## Splink comparison viewer

`splink_comparison_viewer` is a tool to help you rapidly understand and quality assure the results of a Splink model.  It's a separate package, available from pypi, which can be installed using `pip install spli.nk_comparison_viewer`

In this demo, we use `splink_comparison_viewer` to generate an interactive dashboard.

The model used is the final model produced by the [combining estimates notebook](combining_estimates.ipynb).

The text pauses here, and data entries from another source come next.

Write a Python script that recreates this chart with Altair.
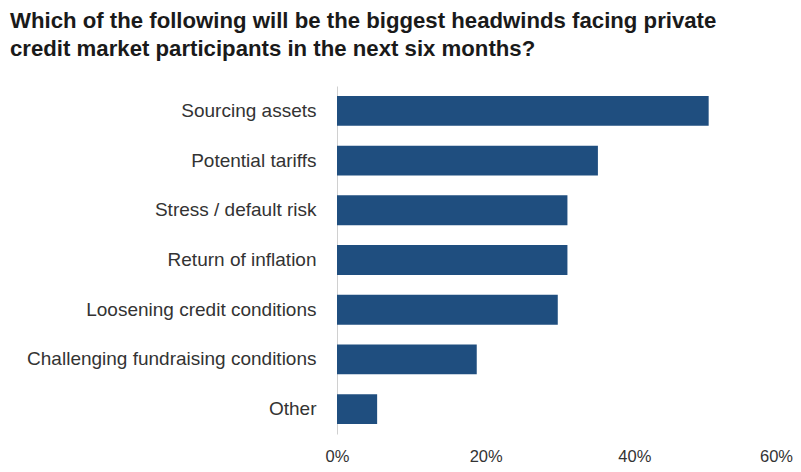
import altair as alt
import pandas as pd

categories = [
    "Sourcing assets",
    "Potential tariffs",
    "Stress / default risk",
    "Return of inflation",
    "Loosening credit conditions",
    "Challenging fundraising conditions",
    "Other",
]
values = [50.0, 35.1, 31.0, 31.0, 29.7, 18.8, 5.4]
x_ticks = [0, 20, 40, 60]
title_lines = [
    "Which of the following will be the biggest headwinds facing private",
    "credit market participants in the next six months?",
]

df = pd.DataFrame({"cat": categories, "val": values})

chart = (
    alt.Chart(df)
    .mark_bar(color="#1F4E7F")
    .encode(
        x=alt.X(
            "val:Q",
            scale=alt.Scale(domain=[0, 60], nice=False),
            axis=alt.Axis(
                values=x_ticks,
                labelExpr="datum.value + '%'",
                title=None,
                domain=False,
                ticks=False,
                grid=False,
                labelFont="Liberation Sans",
                labelFontSize=16.5,
                labelColor="#333333",
                labelPadding=14,
                labelFlush=False,
                labelOffset={"expr": "datum.value == 60 ? -7 : 0"},
            ),
        ),
        y=alt.Y(
            "cat:N",
            sort=categories,
            scale=alt.Scale(paddingInner=0.4, paddingOuter=0.2),
            axis=alt.Axis(
                title=None,
                ticks=False,
                grid=False,
                domain=True,
                domainColor="#d0d0d0",
                domainWidth=1,
                labelFont="Liberation Sans",
                labelFontSize=19,
                labelColor="#333333",
                labelPadding=21,
                labelLimit=400,
            ),
        ),
    )
    .properties(
        width=446,
        height=348,
        autosize=alt.AutoSizeParams(type="none"),
        padding={"left": 329, "top": 78, "right": 10, "bottom": 30},
        title=alt.TitleParams(
            text=title_lines,
            anchor="start",
            frame="group",
            dx=-327,
            offset=26,
            font="Liberation Sans",
            fontSize=22.2,
            fontWeight="bold",
            color="#1a1a1a",
            lineHeight=28,
        ),
    )
    .configure_view(stroke=None)
)

chart.save("out.html", embed_options={"renderer": "svg", "actions": False})
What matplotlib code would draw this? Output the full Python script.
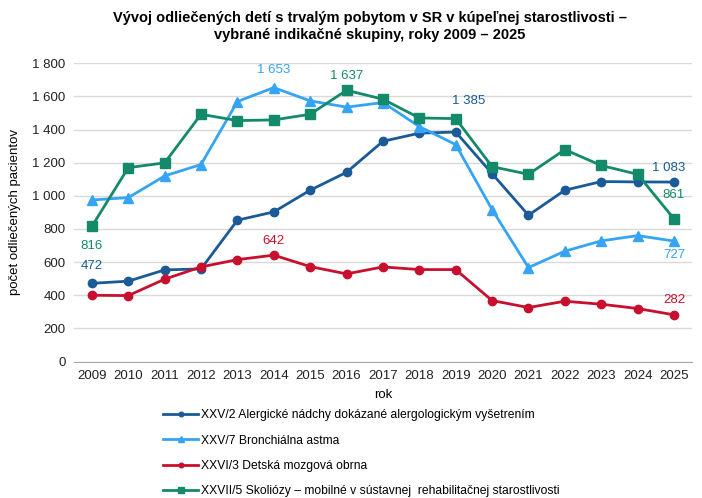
import matplotlib.pyplot as plt

plt.rcParams["font.family"] = ["Liberation Sans", "DejaVu Sans"]

years = list(range(2009, 2026))
alergie = [472, 485, 553, 559, 853, 903, 1034, 1142, 1329, 1378, 1385, 1134, 883, 1034, 1086, 1084, 1083]
astma = [975, 989, 1120, 1189, 1569, 1653, 1573, 1535, 1563, 1418, 1309, 917, 567, 666, 728, 760, 727]
obrna = [400, 398, 497, 571, 615, 642, 573, 529, 571, 555, 555, 368, 326, 364, 346, 320, 282]
skoliozy = [816, 1170, 1199, 1492, 1454, 1458, 1492, 1637, 1583, 1470, 1466, 1176, 1130, 1279, 1183, 1130, 861]

names = [
    "XXV/2 Alergické nádchy dokázané alergologickým vyšetrením",
    "XXV/7 Bronchiálna astma",
    "XXVI/3 Detská mozgová obrna",
    "XXVII/5 Skoliózy \u2013 mobilné v sústavnej  rehabilitačnej starostlivosti",
]
colors = ["#1a5a96", "#35a4f5", "#c8102e", "#138a6a"]
markers = ["o", "^", "o", "s"]
msizes = [6, 7, 6, 7.5]


def fmt(v):
    return f"{v:,}".replace(",", " ")


fig = plt.figure(figsize=(7.02, 4.98), dpi=100)
ax = fig.add_axes([0.105, 0.274, 0.881, 0.599])

series = [alergie, astma, obrna, skoliozy]
for vals, name, c, m, ms in zip(series, names, colors, markers, msizes):
    ax.plot(years, vals, color=c, marker=m, markersize=ms, linewidth=2, label=name)

ax.set_xlim(2008.5, 2025.5)
ax.set_ylim(0, 1800)
ax.set_yticks(range(0, 1801, 200))
ax.set_yticklabels([fmt(v) for v in range(0, 1801, 200)])
ax.set_xticks(years)
ax.tick_params(axis="both", length=0, labelsize=9.5, colors="#222222", pad=6)
ax.grid(axis="y", color="#d9d9d9", linewidth=1)
ax.set_axisbelow(True)
for s in ["top", "right", "left"]:
    ax.spines[s].set_visible(False)
ax.spines["bottom"].set_color("#a6a6a6")

ax.set_xlabel("rok", fontsize=9.5, labelpad=5)
ax.set_ylabel("počet odliečených pacientov", fontsize=9.5, labelpad=8)

# data labels
lab = dict(fontsize=9.5, ha="center")
ax.annotate(fmt(alergie[0]), (2009, alergie[0]), xytext=(0, 8), textcoords="offset points", color=colors[0], va="bottom", **lab)
ax.annotate(fmt(skoliozy[0]), (2009, skoliozy[0]), xytext=(0, -10), textcoords="offset points", color=colors[3], va="top", **lab)
ax.annotate(fmt(astma[5]), (2014, astma[5]), xytext=(0, 8), textcoords="offset points", color=colors[1], va="bottom", **lab)
ax.annotate(fmt(obrna[5]), (2014, obrna[5]), xytext=(0, 6), textcoords="offset points", color=colors[2], va="bottom", **lab)
ax.annotate(fmt(skoliozy[7]), (2016, skoliozy[7]), xytext=(0, 6), textcoords="offset points", color=colors[3], va="bottom", **lab)
ax.annotate(fmt(alergie[10]), (2019, alergie[10]), xytext=(9, 18), textcoords="offset points", color=colors[0], va="bottom", **lab)
ax.annotate(fmt(alergie[16]), (2025, alergie[16]), xytext=(-4, 6), textcoords="offset points", color=colors[0], va="bottom", **lab)
ax.annotate(fmt(skoliozy[16]), (2025, skoliozy[16]), xytext=(0, 13), textcoords="offset points", color=colors[3], va="bottom", **lab)
ax.annotate(fmt(astma[16]), (2025, astma[16]), xytext=(0, -6), textcoords="offset points", color=colors[1], va="top", **lab)
ax.annotate(fmt(obrna[16]), (2025, obrna[16]), xytext=(0, 6), textcoords="offset points", color=colors[2], va="bottom", **lab)

fig.suptitle("Vývoj odliečených detí s trvalým pobytom v SR v kúpeľnej starostlivosti \u2013\n"
             "vybrané indikačné skupiny, roky 2009 \u2013 2025",
             fontsize=10.5, fontweight="bold", x=0.527, y=0.978, linespacing=1.3)

handles, labels = ax.get_legend_handles_labels()
leg = fig.legend(handles, labels, loc="upper left", bbox_to_anchor=(0.224, 0.19),
                 frameon=False, fontsize=8.7, handlelength=2.9, markerscale=0.55,
                 labelspacing=1.1, handletextpad=0.25, borderpad=0)

fig.savefig("out.png", dpi=100)
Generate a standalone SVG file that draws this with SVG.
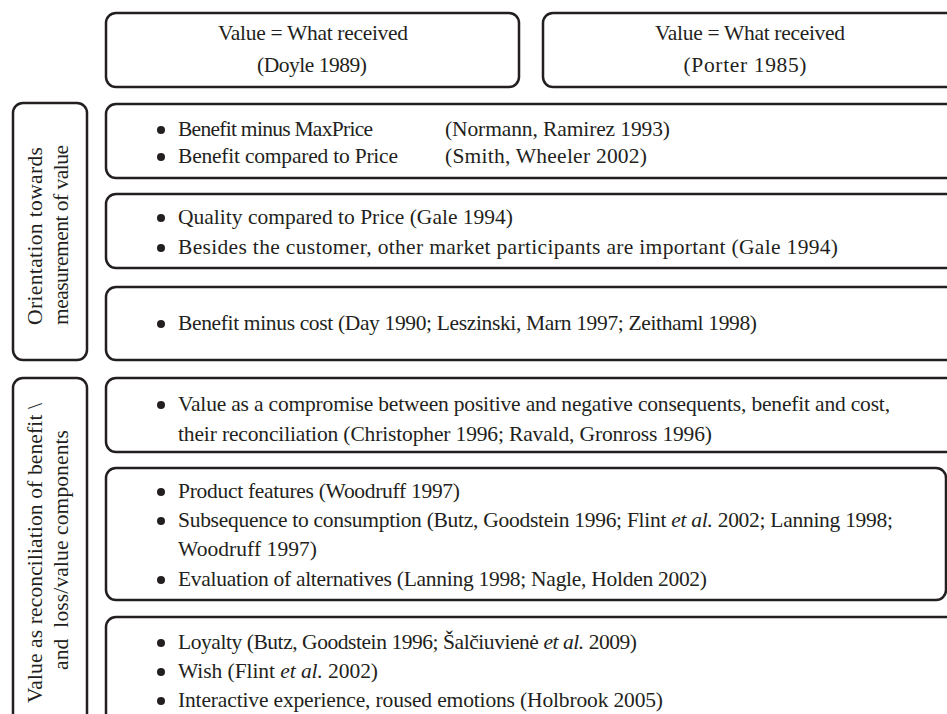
<svg xmlns="http://www.w3.org/2000/svg" width="947" height="714" viewBox="0 0 947 714">
<style>
.box{fill:#fff;stroke:#231f20;stroke-width:2.5}
.t{font-family:"Liberation Serif","Times New Roman",serif;font-size:21.5px;fill:#231f20}
.c{text-anchor:middle}
.b{fill:#231f20}
</style>
<rect width="947" height="714" fill="#fff"/>
<g id="top-doyle">
<rect class="box" x="106" y="13" width="413" height="74" rx="10"/>
<text class="t c" x="313" y="40" textLength="190" lengthAdjust="spacing">Value = What received</text>
<text class="t c" x="312" y="72" textLength="110" lengthAdjust="spacing">(Doyle 1989)</text>
</g>
<g id="top-porter">
<rect class="box" x="543" y="13" width="420" height="74" rx="10"/>
<text class="t c" x="750" y="40" textLength="190" lengthAdjust="spacing">Value = What received</text>
<text class="t c" x="745" y="72" textLength="123" lengthAdjust="spacing">(Porter 1985)</text>
</g>
<g id="left-orientation">
<rect class="box" x="13" y="103" width="74" height="257" rx="10"/>
<text class="t c" transform="translate(42,236) rotate(-90)" textLength="178" lengthAdjust="spacing">Orientation towards</text>
<text class="t c" transform="translate(68,235) rotate(-90)" textLength="180" lengthAdjust="spacing">measurement of value</text>
</g>
<g id="box-a">
<rect class="box" x="106" y="104" width="850" height="74" rx="10"/>
<circle class="b" cx="161" cy="130" r="4"/>
<text class="t" x="178" y="136" textLength="195" lengthAdjust="spacing">Benefit minus MaxPrice</text>
<text class="t" x="445" y="136" textLength="225" lengthAdjust="spacing">(Normann, Ramirez 1993)</text>
<circle class="b" cx="161" cy="157" r="4"/>
<text class="t" x="178" y="163" textLength="220" lengthAdjust="spacing">Benefit compared to Price</text>
<text class="t" x="445" y="163" textLength="202" lengthAdjust="spacing">(Smith, Wheeler 2002)</text>
</g>
<g id="box-b">
<rect class="box" x="106" y="194" width="850" height="74" rx="10"/>
<circle class="b" cx="161" cy="218" r="4"/>
<text class="t" x="178" y="224" textLength="335" lengthAdjust="spacing">Quality compared to Price (Gale 1994)</text>
<circle class="b" cx="161" cy="248" r="4"/>
<text class="t" x="178" y="254" textLength="660" lengthAdjust="spacing">Besides the customer, other market participants are important (Gale 1994)</text>
</g>
<g id="box-c">
<rect class="box" x="106" y="287" width="850" height="73" rx="10"/>
<circle class="b" cx="161" cy="324" r="4"/>
<text class="t" x="178" y="330" textLength="579" lengthAdjust="spacing">Benefit minus cost (Day 1990; Leszinski, Marn 1997; Zeithaml 1998)</text>
</g>
<g id="left-reconciliation">
<rect class="box" x="13" y="378" width="74" height="360" rx="10"/>
<text class="t c" transform="translate(42,553) rotate(-90)" textLength="300" lengthAdjust="spacing">Value as reconciliation of benefit \</text>
<text class="t c" transform="translate(68,550) rotate(-90)" textLength="240" lengthAdjust="spacing" xml:space="preserve">and  loss/value components</text>
</g>
<g id="box-d">
<rect class="box" x="106" y="378" width="850" height="74" rx="10"/>
<circle class="b" cx="161" cy="405" r="4"/>
<text class="t" x="178" y="411" textLength="712" lengthAdjust="spacing">Value as a compromise between positive and negative consequents, benefit and cost,</text>
<text class="t" x="178" y="441" textLength="534" lengthAdjust="spacing">their reconciliation (Christopher 1996; Ravald, Gronross 1996)</text>
</g>
<g id="box-e">
<rect class="box" x="106" y="468" width="840" height="132" rx="10"/>
<circle class="b" cx="161" cy="492" r="4"/>
<text class="t" x="178" y="498" textLength="282" lengthAdjust="spacing">Product features (Woodruff 1997)</text>
<circle class="b" cx="161" cy="521" r="4"/>
<text class="t" x="178" y="527" textLength="715" lengthAdjust="spacing">Subsequence to consumption (Butz, Goodstein 1996; Flint <tspan font-style="italic">et al.</tspan> 2002; Lanning 1998;</text>
<text class="t" x="178" y="556" textLength="139" lengthAdjust="spacing">Woodruff 1997)</text>
<circle class="b" cx="161" cy="580" r="4"/>
<text class="t" x="178" y="586" textLength="529" lengthAdjust="spacing">Evaluation of alternatives (Lanning 1998; Nagle, Holden 2002)</text>
</g>
<g id="box-f">
<rect class="box" x="106" y="617" width="850" height="120" rx="10"/>
<circle class="b" cx="161" cy="643" r="4"/>
<text class="t" x="178" y="649" textLength="459" lengthAdjust="spacing">Loyalty (Butz, Goodstein 1996; Šalčiuvienė <tspan font-style="italic">et al.</tspan> 2009)</text>
<circle class="b" cx="161" cy="672" r="4"/>
<text class="t" x="178" y="678" textLength="200" lengthAdjust="spacing">Wish (Flint <tspan font-style="italic">et al.</tspan> 2002)</text>
<circle class="b" cx="161" cy="701" r="4"/>
<text class="t" x="178" y="707" textLength="485" lengthAdjust="spacing">Interactive experience, roused emotions (Holbrook 2005)</text>
</g>
<g id="connectors"></g>
</svg>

## Step 1:  Imports and setup

The following is just boilerplate code that sets up the Spark session and sets some other non-essential configuration options

In [18]:
from utility_functions.demo_utils import get_spark

spark = get_spark()  # See utility_functions/demo_utils.py for how to set up Spark

21/12/09 21:38:17 WARN SimpleFunctionRegistry: The function jaro_winkler_sim replaced a previously registered function.
21/12/09 21:38:17 WARN SimpleFunctionRegistry: The function dmetaphone replaced a previously registered function.


## Load data and Splink model

In [19]:
df = spark.read.parquet("data/fake_1000.parquet")

In [27]:
import json
with open("data/fake_1000_combined.json") as f:
    settings = json.load(f)


## Apply pre-trained splink model to data

In [28]:
from splink import Splink

linker = Splink(settings["current_settings_dict"], df, spark)
df_e = linker.manually_apply_fellegi_sunter_weights()



## Generate dashboard

In [29]:
from splink_comparison_viewer import get_edges_data, render_html_vis

# The '3' parameter is the number of examples to output to the dashboard per comparison vector
edges_data = get_edges_data(df_e, 3)
render_html_vis(edges_data, settings, "splink_comparison_viewer.html", overwrite=True)



In [30]:
from IPython.display import IFrame
IFrame(src="./splink_comparison_viewer.html", width=1000, height=200)